Member of Parliament for Rosthern
- In office 10 August 1953 – 30 March 1958
- Preceded by: William Albert Boucher
- Succeeded by: Edward Nasserden
- In office 14 October 1935 – 7 June 1948
- Preceded by: District created
- Succeeded by: William Albert Boucher

Leader of the Opposition in Saskatchewan
- In office 6 August 1948 – July 1953
- Preceded by: William John Patterson
- Succeeded by: Asmundur Loptson (interim)

MLA for Rosthern
- In office 24 June 1948 – July 1953
- Preceded by: Peter J. Hooge
- Succeeded by: Isaak Elias

Personal details
- Born: Walter Adam Tucker 11 March 1899 Portage la Prairie, Manitoba, Canada
- Died: 19 September 1990 (aged 91) Saskatoon, Saskatchewan, Canada
- Party: Liberal
- Spouse: Hertha Louise Friesen ​ ​(m. 1929; died 1988)​
- Children: 9
- Alma mater: University of Manitoba (BA); University of Saskatchewan (LLB);
- Profession: Lawyer

= Walter Tucker (Canadian politician) =

Canadian lawyer, politician and judge

Walter Adam Tucker (11 March 1899 – 19 September 1990) was a Canadian politician.

Born in Portage la Prairie, Manitoba, Tucker earned his BA from the University of Manitoba and a law degree from the University of Saskatchewan.

He won a seat in the House of Commons of Canada where he was a Liberal MP for Rosthern, Saskatchewan from 1935 until 1948. He served as parliamentary assistant to the Minister of Veterans Affairs from 1945 to 1948.

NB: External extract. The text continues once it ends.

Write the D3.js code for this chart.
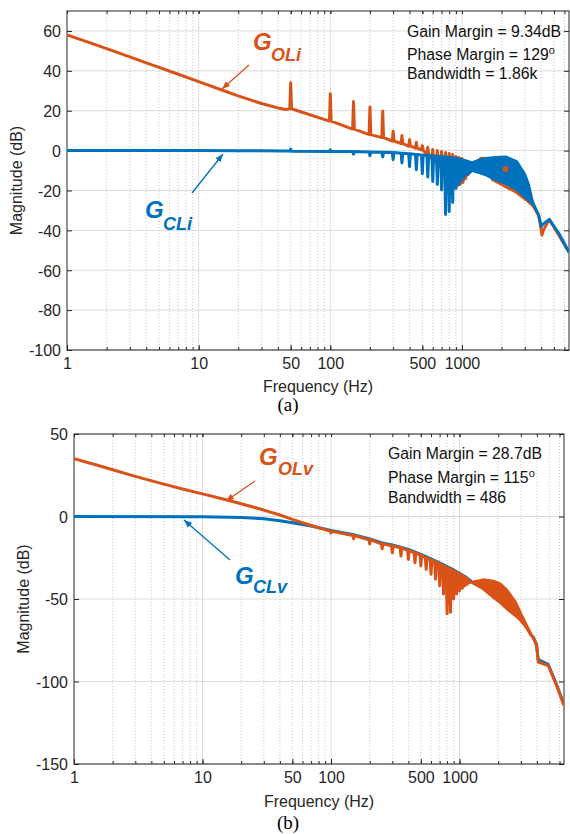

He moved to provincial politics to lead the Saskatchewan Liberal Party in the 1948 provincial election against the CCF government of Tommy Douglas promoting the Liberals as the defenders of capitalism against the socialist CCF. While Tucker was able to win a seat in the provincial legislature and become Leader of the Opposition, he failed in his attempts to defeat the CCF government in 1948 and then again in 1952. He resigned his seat in the provincial legislature in 1953; replaced in a byelection by Samuel Henry Carr; and returned to the federal House of Commons in the 1953 federal election. He was re-elected in the 1957 election but defeated in the Diefenbaker landslide the following year in the 1958 election.

In 1963, he was appointed to the Court of Queen's Bench for Saskatchewan where he served as a judge until 1974.

His daughter, Shirley Tucker Parks, Q.C. (1930–2010), qualified as a lawyer in Saskatchewan in 1955, one of very few women in Canada to so qualify at that time. During a career that spanned positions at the Canada Mortgage and Housing Corporation, the Department of Justice (Canada), Indian and Northern Affairs Canada and Health Canada, Shirley Parks was notable as a tireless advocate of the furtherance of the legal rights of women.